The soundtrack brings together the minimalistic string arrangements of Emaneule De Raymondi with the synthetic sound textures of Marco Messina, and results in something that is fairly typical soundtrack fodder- broad sweeping tones, plaintively plucked guitar notes, long sustained strings. It’s a familiar recipe used on many soundtracks and to be frank, many parts of this release are soundtrack-worthy in that they provide a tone, a general mood, but are otherwise unexceptional.

Most tracks are either de Raymondi or Messina on their own, but it’s when they collaborate, particularly on “Viaggio”, that the most powerful result arrives. It’s a well thought-out collaboration and the two composers clearly complement each other well- hopefully they may have more extensive combined work in future. The suspenseful “Mare” suggests they could also turn their hand to action movies as well.
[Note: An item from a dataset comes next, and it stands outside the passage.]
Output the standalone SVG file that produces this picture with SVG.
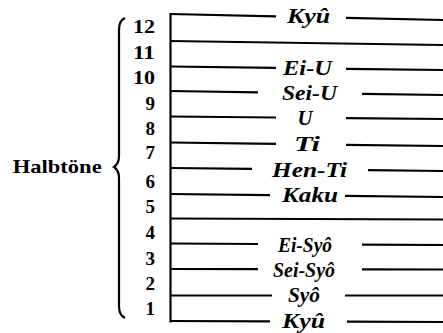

The strongest de Raymondi piece here is “Assenza”, with its deep bowed ominous dawn and conscientiously simple piano work. For Messina it’s probably “Non Respiro”, an unnerving and alien layout with an ebbing sense of danger.

At only 26 minutes it’s a very succinct soundtrack album, with many pieces presumably only as long as the documentary required them to be, when in fact some, such as Messina’s “Terra Distante”, could easily have evolved and grown further.